Typical relations that are found in the data include the following:
-
One field governs a length of another field.
-
One field governs an offset of another field.
-
One field governs a count of fields in a group.
-
A bit-field value governs the presence of an optional field.
-
A field is a checksum of some part of the buffer.
The mutation engine must be able to read governing field values during template parsing to understand the rest of the buffer. The mutation engine also must update governing fields after fuzzing governed fields.
Encodings
Often, a data buffer contains a recursive structure, in which one field encodes a group of other fields. One example is a mail message that contains an attachment that is encoded with base-64 encoding. To parse the attachment structure, the mutation engine must decode the encapsulated structure, and then continue parsing the inner decoded structure. After fuzzing has been performed on one of the inner fields, the structure should be encoded back (for example, by using base-64, signing, or encryption) and embedded in the fuzzed buffer.

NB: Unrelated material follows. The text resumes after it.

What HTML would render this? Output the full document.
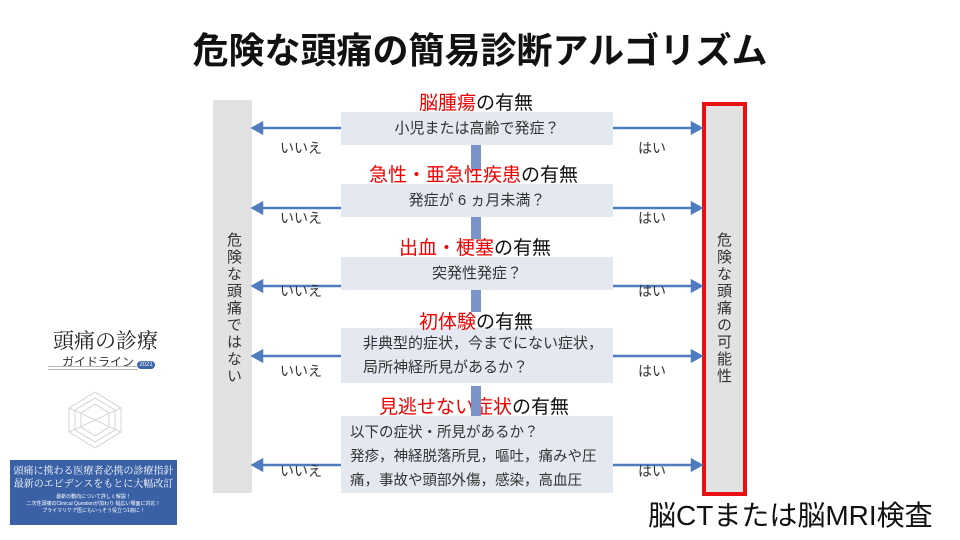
<!DOCTYPE html>
<html><head><meta charset="utf-8">
<style>
body{margin:0;width:960px;height:540px;background:#fff;position:relative;overflow:hidden;font-family:"Liberation Sans","Noto Sans CJK JP",sans-serif;}
.a{position:absolute;}
.title{left:0;width:960px;top:22px;text-align:center;font-size:36px;font-weight:bold;color:#111;}
.box{position:absolute;left:341px;width:272px;background:#e4e8f0;color:#333;font-size:15px;}
.hd{position:absolute;font-size:19px;color:#111;white-space:nowrap;z-index:2;}
.hd span{color:#e00;}
.lt{position:absolute;font-size:14px;color:#333;}
.vt{writing-mode:vertical-rl;font-size:15px;color:#333;letter-spacing:2px;}
.dn{position:absolute;left:471px;width:10px;background:#7a94c9;z-index:3;}
</style></head><body>
<div class="a title">危険な頭痛の簡易診断アルゴリズム</div>

<div class="a" style="left:213px;top:100px;width:39px;height:393px;background:#e2e2e2;"></div>
<div class="a vt" style="left:223px;top:232px;">危険な頭痛ではない</div>
<div class="a" style="left:702px;top:102px;width:37px;height:386px;border:4px solid #e81010;background:#e2e2e2;"></div>
<div class="a vt" style="left:713px;top:232px;">危険な頭痛の可能性</div>

<div class="dn" style="top:145px;height:24px;"></div>
<div class="dn" style="top:217px;height:22px;"></div>
<div class="dn" style="top:290px;height:22px;"></div>
<div class="dn" style="top:386px;height:30px;"></div>

<div class="hd" style="left:419px;top:88px;"><span>脳腫瘍</span>の有無</div>
<div class="box" style="top:112px;height:33px;line-height:33px;text-align:center;">小児または高齢で発症？</div>
<div class="hd" style="left:369px;top:160px;"><span>急性・亜急性疾患</span>の有無</div>
<div class="box" style="top:184px;height:33px;line-height:33px;text-align:center;">発症が 6 ヵ月未満？</div>
<div class="hd" style="left:399px;top:233px;"><span>出血・梗塞</span>の有無</div>
<div class="box" style="top:257px;height:33px;line-height:33px;text-align:center;">突発性発症？</div>
<div class="hd" style="left:419px;top:307px;"><span>初体験</span>の有無</div>
<div class="box" style="top:328px;height:55px;line-height:24px;"><div style="padding:4px 0 0 22px;white-space:nowrap;">非典型的症状，今までにない症状，<br>局所神経所見があるか？</div></div>
<div class="hd" style="left:379px;top:392px;"><span>見逃せない症状</span>の有無</div>
<div class="box" style="top:416px;height:77px;line-height:24px;font-size:14.5px;"><div style="padding:5px 0 0 9px;white-space:nowrap;">以下の症状・所見があるか？<br>発疹，神経脱落所見，嘔吐，痛みや圧<br>痛，事故や頭部外傷，感染，高血圧</div></div>

<svg class="a" style="left:0;top:0" width="960" height="540">
<g stroke="#4f7bbf" stroke-width="2.5" fill="#4f7bbf">
<line x1="341" y1="128" x2="260" y2="128"/><polygon points="253,128 262,123 262,133"/>
<line x1="613" y1="128" x2="693" y2="128"/><polygon points="701,128 692,123 692,133"/>
<line x1="341" y1="208" x2="260" y2="208"/><polygon points="253,208 262,203 262,213"/>
<line x1="613" y1="208" x2="693" y2="208"/><polygon points="701,208 692,203 692,213"/>
<line x1="341" y1="286" x2="260" y2="286"/><polygon points="253,286 262,281 262,291"/>
<line x1="613" y1="286" x2="693" y2="286"/><polygon points="701,286 692,281 692,291"/>
<line x1="341" y1="356" x2="260" y2="356"/><polygon points="253,356 262,351 262,361"/>
<line x1="613" y1="356" x2="693" y2="356"/><polygon points="701,356 692,351 692,361"/>
<line x1="341" y1="465" x2="260" y2="465"/><polygon points="253,465 262,460 262,470"/>
<line x1="613" y1="465" x2="693" y2="465"/><polygon points="701,465 692,460 692,470"/>
</g></svg>
<div class="lt" style="left:280px;top:138px;">いいえ</div><div class="lt" style="left:638px;top:138px;">はい</div>
<div class="lt" style="left:280px;top:208px;">いいえ</div><div class="lt" style="left:638px;top:208px;">はい</div>
<div class="lt" style="left:280px;top:281px;">いいえ</div><div class="lt" style="left:638px;top:281px;">はい</div>
<div class="lt" style="left:280px;top:361px;">いいえ</div><div class="lt" style="left:638px;top:361px;">はい</div>
<div class="lt" style="left:280px;top:461px;">いいえ</div><div class="lt" style="left:638px;top:461px;">はい</div>

<div class="a" style="left:648px;top:494px;font-size:28px;color:#111;white-space:nowrap;">脳CTまたは脳MRI検査</div>

<div class="a" style="left:53px;top:325px;font-size:21px;font-family:'Liberation Serif','Noto Serif CJK SC',serif;color:#222;">頭痛の診療</div>
<div class="a" style="left:62px;top:353px;font-size:12px;color:#333;">ガイドライン <span style="background:#3d64a8;color:#fff;border-radius:6px;font-size:6px;padding:1px 2px;">2021</span></div>
<div class="a" style="left:48px;top:366px;width:90px;height:2px;border-top:1px solid #bbb;border-bottom:1px solid #bbb;"></div>
<svg class="a" style="left:65px;top:390px" width="60" height="60"><g fill="none" stroke="#ccc" stroke-width="0.8">
<polygon points="30,2 56,18 56,42 30,58 4,42 4,18"/><polygon points="30,8 50,20 50,40 30,52 10,40 10,20"/><polygon points="30,14 44,23 44,37 30,46 16,37 16,23"/><line x1="4" y1="18" x2="56" y2="42"/><line x1="56" y1="18" x2="4" y2="42"/></g></svg>
<div class="a" style="left:10px;top:460px;width:167px;height:65px;background:#3a61a6;color:#fff;text-align:center;">
<div style="font-size:10px;line-height:13px;margin-top:5px;font-family:'Liberation Serif','Noto Serif CJK SC',serif;">頭痛に携わる医療者必携の診療指針<br>最新のエビデンスをもとに大幅改訂</div>
<div style="font-size:5px;line-height:7px;margin-top:3px;">最新の動向について詳しく解説！<br>二次性頭痛のClinical Questionが加わり 幅広い場面に対応！<br>プライマリケア医にもいっそう役立つ1冊に！</div></div>
</body></html>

Delivering the Fuzzed Buffer to the Tested Software
After the fuzzed buffer has been created, it must be delivered to the tested software. Wherever possible, this should be done in a stress-like fashion—doing so concurrently from multiple threads in a loop (many fuzzing bugs manifest only under stress). The data delivery itself is dependent on tested software. It can be as simple as sending fuzzed data in a single network packet or opening fuzzed data as a file. In more complex cases, special tools are needed—for example, to send IOCTLs or call APIs using fuzzed data as parameters.